Active Learning : An approach to training machine learning models efficiently

Training a machine learning model to give accurate results requires crunching huge amounts of labelled data in it. Data being naturally unlabelled, need ‘experts’ who can scan through the data and tag them with correct labels. To perform topic-specific data labelling, for example, classifying diseases based on their type, would definitely require a doctor or someone with a medical background to label the data. Getting such topic-specific experts to label data can get difficult and quite expensive. Also, doing this for many machine learning projects is impractical. Active learning can help here.

What is Active Learning

Active learning is a type of semi-supervised machine learning, which aids in reducing the amount of labeled data required to train a model. In active learning, the model focuses only on data that the model is confused about and requests the experts to label them. The model later trains a bit more on the small amount of labeled data, and repeats the same for such confusing data labeling.

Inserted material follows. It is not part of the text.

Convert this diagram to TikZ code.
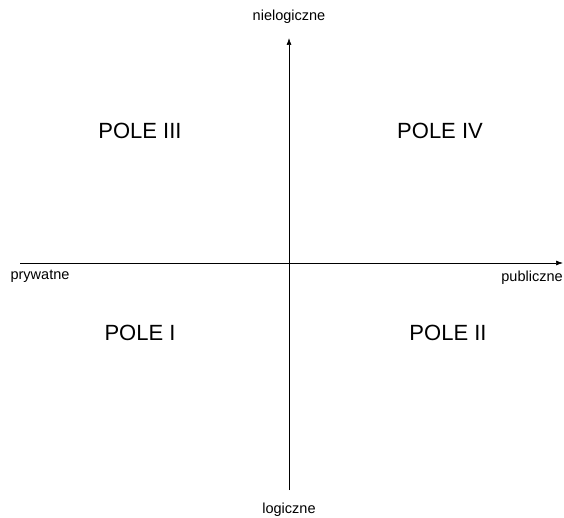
\documentclass[tikz,border=0pt]{standalone}
\usepackage{fontspec}
\setmainfont{Liberation Sans}
\usetikzlibrary{arrows.meta}
\begin{document}
\begin{tikzpicture}[x=1pt, y=-1pt,
    axislabel/.style={font=\fontsize{14.5}{16}\selectfont, inner sep=0pt},
    field/.style={font=\fontsize{22}{24}\selectfont, inner sep=0pt}]
    \useasboundingbox (0, 0) rectangle (564, 518);
    \coordinate (left) at (20, 263);
    \coordinate (right) at (563, 263);
    \coordinate (bottom) at (289, 490);
    \coordinate (top) at (289, 38);
    \draw[-{Latex[length=7pt, width=5pt]}, line width=0.7pt] (left) -- (right);
    \draw[-{Latex[length=7pt, width=5pt]}, line width=0.7pt] (bottom) -- (top);
    \node[axislabel] (niel) at (289, 17) {nielogiczne};
    \node[axislabel] (log) at (289, 510) {logiczne};
    \node[axislabel] (pryw) at (40, 276) {prywatne};
    \node[axislabel] (publ) at (532, 278) {publiczne};
    \node[field] (p3) at (140, 131) {POLE III};
    \node[field] (p4) at (440, 131) {POLE IV};
    \node[field] (p1) at (140, 333) {POLE I};
    \node[field] (p2) at (448, 333) {POLE II};
\end{tikzpicture}
\end{document}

Active learning, in short, prioritizes confusing samples that need labeling. This enables models to learn faster, and allows experts to skip labeling data that is not a priority, and to provide the model with the most useful information on the confused samples.

This in turn can fetch great machine learning models, as active learning can reduce the number of labels required to collect from experts.

Types of Active learning

An active learning environment includes a learner (the model being trained), huge amount of raw and unlabelled data, and the expert (the person/system labelling the data). The role of the learner is to choose which instances or examples should be labelled. The learner’s goal is to reduce the number of labeled examples needed for an ML model to learn. On the other hand, the expert on receiving the data to be labelled, analyzes the data to determine appropriate labels for it.

There are three types of Active learning scenarios.

Query Synthesis - In such a scenario, the learner constructs examples, which are further sent to the expert for labeling.

Stream-based active learning - Here, from the stream of unlabelled data, the learner decides the instances to be labelled or choose to discard them.

Pool-based active learning - This is the most common scenario in active learning. Here, the learner chooses only the most informative or best instances and forwards them to the expert for labelling.

Some Real-life applications of Active learning

Natural Language Processing (NLP): Most of the NLP applications require a lot of labelled data such as POS (Parts-of-speech) tagging, NER (Named Entity Recognition), and so on. Also, there is a huge cost incurred in labelling this data. Thus, using active learning can reduce the amount of labelled data required to label.

Scene understanding in self-driving cars: Active learning can also be used in detecting objects, such as pedestrians from a video camera mounted on a moving car,a key area to ensure safety in autonomous vehicles. This can result in high levels of detection accuracy in complex and variable backgrounds.

Drug designing: Drugs are biological or chemical compounds that interact with specific ‘targets’ in the body (usually proteins, RNA or DNA) with an aim to modify their activity. The goal of drug designing is to find which compounds bind to a particular target. The data comes from large collections of compounds, vendor catalogs, corporate collections, and combinatorial chemistry. With active learning, the learner can find out the compounds that are active (binds to target) or inactive.

Active learning is still being researched using different deep learning algorithms such as CNNs and LSTMs, which act as learners in order to improve their efficiency. Also, GANs (Generative Adversarial Networks) are being implemented in the active learning framework. There are also some research papers that try to learn active learning strategies using meta-learning.